- _WHAT YOU HAVE TO DO_: Extract the data exactly, missing nothing.

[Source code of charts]
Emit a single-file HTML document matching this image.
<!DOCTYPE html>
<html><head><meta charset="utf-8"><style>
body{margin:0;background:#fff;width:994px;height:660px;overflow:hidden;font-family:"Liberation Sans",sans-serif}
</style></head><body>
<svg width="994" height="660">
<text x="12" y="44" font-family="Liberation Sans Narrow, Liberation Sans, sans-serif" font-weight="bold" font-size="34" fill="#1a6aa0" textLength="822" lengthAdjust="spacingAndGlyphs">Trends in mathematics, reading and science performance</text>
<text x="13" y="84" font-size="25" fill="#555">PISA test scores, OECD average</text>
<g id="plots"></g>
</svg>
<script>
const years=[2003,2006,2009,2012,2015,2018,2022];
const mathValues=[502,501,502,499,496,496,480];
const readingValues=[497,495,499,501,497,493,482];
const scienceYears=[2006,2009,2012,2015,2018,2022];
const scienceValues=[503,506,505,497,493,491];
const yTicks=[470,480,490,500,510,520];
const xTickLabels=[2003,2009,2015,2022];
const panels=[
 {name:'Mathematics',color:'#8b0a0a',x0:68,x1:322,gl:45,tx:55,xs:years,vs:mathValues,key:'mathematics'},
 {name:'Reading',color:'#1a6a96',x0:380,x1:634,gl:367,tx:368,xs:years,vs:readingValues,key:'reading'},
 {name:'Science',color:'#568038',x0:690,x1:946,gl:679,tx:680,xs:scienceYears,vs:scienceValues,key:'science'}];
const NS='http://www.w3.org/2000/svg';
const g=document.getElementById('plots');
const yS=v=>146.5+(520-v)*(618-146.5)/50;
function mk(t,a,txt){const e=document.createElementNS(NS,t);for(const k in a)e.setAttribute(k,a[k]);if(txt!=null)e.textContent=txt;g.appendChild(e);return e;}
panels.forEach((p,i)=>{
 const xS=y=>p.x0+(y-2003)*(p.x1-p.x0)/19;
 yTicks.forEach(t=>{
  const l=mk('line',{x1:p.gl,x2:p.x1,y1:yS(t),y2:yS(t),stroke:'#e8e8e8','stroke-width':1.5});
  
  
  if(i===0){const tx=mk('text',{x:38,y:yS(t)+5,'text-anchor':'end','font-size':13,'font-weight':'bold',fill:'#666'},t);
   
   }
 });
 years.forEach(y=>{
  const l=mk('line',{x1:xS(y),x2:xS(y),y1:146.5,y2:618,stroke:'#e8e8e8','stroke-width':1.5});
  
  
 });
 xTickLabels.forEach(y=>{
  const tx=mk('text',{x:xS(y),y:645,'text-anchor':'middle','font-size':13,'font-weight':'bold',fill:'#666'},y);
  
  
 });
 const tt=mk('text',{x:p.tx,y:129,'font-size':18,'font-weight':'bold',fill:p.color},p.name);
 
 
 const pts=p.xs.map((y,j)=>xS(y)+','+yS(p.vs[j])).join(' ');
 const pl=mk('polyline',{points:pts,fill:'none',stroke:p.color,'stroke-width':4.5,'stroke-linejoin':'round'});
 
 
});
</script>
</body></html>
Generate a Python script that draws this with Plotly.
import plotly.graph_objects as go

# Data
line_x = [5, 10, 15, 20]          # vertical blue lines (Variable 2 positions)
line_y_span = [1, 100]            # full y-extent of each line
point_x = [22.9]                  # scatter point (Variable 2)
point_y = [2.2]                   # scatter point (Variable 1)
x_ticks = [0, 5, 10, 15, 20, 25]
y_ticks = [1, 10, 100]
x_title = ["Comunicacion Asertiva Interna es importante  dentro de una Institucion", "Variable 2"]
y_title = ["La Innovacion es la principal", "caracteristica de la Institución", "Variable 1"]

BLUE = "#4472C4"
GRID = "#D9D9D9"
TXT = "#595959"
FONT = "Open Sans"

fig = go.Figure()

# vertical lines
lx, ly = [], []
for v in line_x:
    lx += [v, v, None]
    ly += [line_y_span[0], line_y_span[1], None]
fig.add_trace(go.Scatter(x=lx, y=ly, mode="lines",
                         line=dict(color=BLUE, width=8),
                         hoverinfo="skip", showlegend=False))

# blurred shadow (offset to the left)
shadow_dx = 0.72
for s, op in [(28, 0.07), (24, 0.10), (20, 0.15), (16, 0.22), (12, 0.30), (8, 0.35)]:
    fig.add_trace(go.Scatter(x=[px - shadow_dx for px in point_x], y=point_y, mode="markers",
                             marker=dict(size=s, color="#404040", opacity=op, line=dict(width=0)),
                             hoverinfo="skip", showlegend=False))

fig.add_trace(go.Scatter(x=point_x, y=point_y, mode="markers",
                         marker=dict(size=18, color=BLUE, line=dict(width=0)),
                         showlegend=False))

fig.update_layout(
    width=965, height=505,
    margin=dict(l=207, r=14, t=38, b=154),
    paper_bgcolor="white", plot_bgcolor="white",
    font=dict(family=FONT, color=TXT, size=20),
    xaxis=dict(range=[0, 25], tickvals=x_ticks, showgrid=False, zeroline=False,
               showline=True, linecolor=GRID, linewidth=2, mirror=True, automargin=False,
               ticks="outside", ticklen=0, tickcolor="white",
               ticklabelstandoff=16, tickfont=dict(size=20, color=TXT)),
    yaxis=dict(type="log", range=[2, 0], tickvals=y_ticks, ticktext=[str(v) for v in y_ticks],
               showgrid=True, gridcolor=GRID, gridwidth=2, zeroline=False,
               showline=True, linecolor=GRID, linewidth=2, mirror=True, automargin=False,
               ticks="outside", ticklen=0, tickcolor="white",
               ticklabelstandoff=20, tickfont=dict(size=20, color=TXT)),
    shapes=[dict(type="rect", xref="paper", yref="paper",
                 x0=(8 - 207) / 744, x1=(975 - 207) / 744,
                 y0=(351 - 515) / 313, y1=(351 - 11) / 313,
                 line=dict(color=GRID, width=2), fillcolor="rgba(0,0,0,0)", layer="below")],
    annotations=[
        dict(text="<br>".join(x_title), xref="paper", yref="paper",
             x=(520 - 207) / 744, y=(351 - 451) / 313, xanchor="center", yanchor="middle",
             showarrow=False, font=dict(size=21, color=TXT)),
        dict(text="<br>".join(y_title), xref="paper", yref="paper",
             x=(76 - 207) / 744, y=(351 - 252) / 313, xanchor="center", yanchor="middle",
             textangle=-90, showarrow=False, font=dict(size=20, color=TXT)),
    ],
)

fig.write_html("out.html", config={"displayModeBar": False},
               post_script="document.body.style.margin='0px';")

- _RIGHT ANSWER_:
Emit a single-file HTML document matching this image.
<!DOCTYPE html>
<html><head><meta charset="utf-8"><style>
body{margin:0;background:#fff;width:994px;height:660px;overflow:hidden;font-family:"Liberation Sans",sans-serif}
</style></head><body>
<svg width="994" height="660">
<text x="12" y="44" font-family="Liberation Sans Narrow, Liberation Sans, sans-serif" font-weight="bold" font-size="34" fill="#1a6aa0" textLength="822" lengthAdjust="spacingAndGlyphs">Trends in mathematics, reading and science performance</text>
<text x="13" y="84" font-size="25" fill="#555">PISA test scores, OECD average</text>
<g id="plots"></g>
</svg>
<script>
const years=[2003,2006,2009,2012,2015,2018,2022];
const mathValues=[502,501,502,499,496,496,480];
const readingValues=[497,495,499,501,497,493,482];
const scienceYears=[2006,2009,2012,2015,2018,2022];
const scienceValues=[503,506,505,497,493,491];
const yTicks=[470,480,490,500,510,520];
const xTickLabels=[2003,2009,2015,2022];
const panels=[
 {name:'Mathematics',color:'#8b0a0a',x0:68,x1:322,gl:45,tx:55,xs:years,vs:mathValues,key:'mathematics'},
 {name:'Reading',color:'#1a6a96',x0:380,x1:634,gl:367,tx:368,xs:years,vs:readingValues,key:'reading'},
 {name:'Science',color:'#568038',x0:690,x1:946,gl:679,tx:680,xs:scienceYears,vs:scienceValues,key:'science'}];
const NS='http://www.w3.org/2000/svg';
const g=document.getElementById('plots');
const yS=v=>146.5+(520-v)*(618-146.5)/50;
function mk(t,a,txt){const e=document.createElementNS(NS,t);for(const k in a)e.setAttribute(k,a[k]);if(txt!=null)e.textContent=txt;g.appendChild(e);return e;}
panels.forEach((p,i)=>{
 const xS=y=>p.x0+(y-2003)*(p.x1-p.x0)/19;
 yTicks.forEach(t=>{
  const l=mk('line',{x1:p.gl,x2:p.x1,y1:yS(t),y2:yS(t),stroke:'#e8e8e8','stroke-width':1.5});
  
  
  if(i===0){const tx=mk('text',{x:38,y:yS(t)+5,'text-anchor':'end','font-size':13,'font-weight':'bold',fill:'#666'},t);
   
   }
 });
 years.forEach(y=>{
  const l=mk('line',{x1:xS(y),x2:xS(y),y1:146.5,y2:618,stroke:'#e8e8e8','stroke-width':1.5});
  
  
 });
 xTickLabels.forEach(y=>{
  const tx=mk('text',{x:xS(y),y:645,'text-anchor':'middle','font-size':13,'font-weight':'bold',fill:'#666'},y);
  
  
 });
 const tt=mk('text',{x:p.tx,y:129,'font-size':18,'font-weight':'bold',fill:p.color},p.name);
 
 
 const pts=p.xs.map((y,j)=>xS(y)+','+yS(p.vs[j])).join(' ');
 const pl=mk('polyline',{points:pts,fill:'none',stroke:p.color,'stroke-width':4.5,'stroke-linejoin':'round'});
 
 
});
</script>
</body></html>
Generate a Python script that draws this with Plotly.
import plotly.graph_objects as go

# Data
line_x = [5, 10, 15, 20]          # vertical blue lines (Variable 2 positions)
line_y_span = [1, 100]            # full y-extent of each line
point_x = [22.9]                  # scatter point (Variable 2)
point_y = [2.2]                   # scatter point (Variable 1)
x_ticks = [0, 5, 10, 15, 20, 25]
y_ticks = [1, 10, 100]
x_title = ["Comunicacion Asertiva Interna es importante  dentro de una Institucion", "Variable 2"]
y_title = ["La Innovacion es la principal", "caracteristica de la Institución", "Variable 1"]

BLUE = "#4472C4"
GRID = "#D9D9D9"
TXT = "#595959"
FONT = "Open Sans"

fig = go.Figure()

# vertical lines
lx, ly = [], []
for v in line_x:
    lx += [v, v, None]
    ly += [line_y_span[0], line_y_span[1], None]
fig.add_trace(go.Scatter(x=lx, y=ly, mode="lines",
                         line=dict(color=BLUE, width=8),
                         hoverinfo="skip", showlegend=False))

# blurred shadow (offset to the left)
shadow_dx = 0.72
for s, op in [(28, 0.07), (24, 0.10), (20, 0.15), (16, 0.22), (12, 0.30), (8, 0.35)]:
    fig.add_trace(go.Scatter(x=[px - shadow_dx for px in point_x], y=point_y, mode="markers",
                             marker=dict(size=s, color="#404040", opacity=op, line=dict(width=0)),
                             hoverinfo="skip", showlegend=False))

fig.add_trace(go.Scatter(x=point_x, y=point_y, mode="markers",
                         marker=dict(size=18, color=BLUE, line=dict(width=0)),
                         showlegend=False))

fig.update_layout(
    width=965, height=505,
    margin=dict(l=207, r=14, t=38, b=154),
    paper_bgcolor="white", plot_bgcolor="white",
    font=dict(family=FONT, color=TXT, size=20),
    xaxis=dict(range=[0, 25], tickvals=x_ticks, showgrid=False, zeroline=False,
               showline=True, linecolor=GRID, linewidth=2, mirror=True, automargin=False,
               ticks="outside", ticklen=0, tickcolor="white",
               ticklabelstandoff=16, tickfont=dict(size=20, color=TXT)),
    yaxis=dict(type="log", range=[2, 0], tickvals=y_ticks, ticktext=[str(v) for v in y_ticks],
               showgrid=True, gridcolor=GRID, gridwidth=2, zeroline=False,
               showline=True, linecolor=GRID, linewidth=2, mirror=True, automargin=False,
               ticks="outside", ticklen=0, tickcolor="white",
               ticklabelstandoff=20, tickfont=dict(size=20, color=TXT)),
    shapes=[dict(type="rect", xref="paper", yref="paper",
                 x0=(8 - 207) / 744, x1=(975 - 207) / 744,
                 y0=(351 - 515) / 313, y1=(351 - 11) / 313,
                 line=dict(color=GRID, width=2), fillcolor="rgba(0,0,0,0)", layer="below")],
    annotations=[
        dict(text="<br>".join(x_title), xref="paper", yref="paper",
             x=(520 - 207) / 744, y=(351 - 451) / 313, xanchor="center", yanchor="middle",
             showarrow=False, font=dict(size=21, color=TXT)),
        dict(text="<br>".join(y_title), xref="paper", yref="paper",
             x=(76 - 207) / 744, y=(351 - 252) / 313, xanchor="center", yanchor="middle",
             textangle=-90, showarrow=False, font=dict(size=20, color=TXT)),
    ],
)

fig.write_html("out.html", config={"displayModeBar": False},
               post_script="document.body.style.margin='0px';")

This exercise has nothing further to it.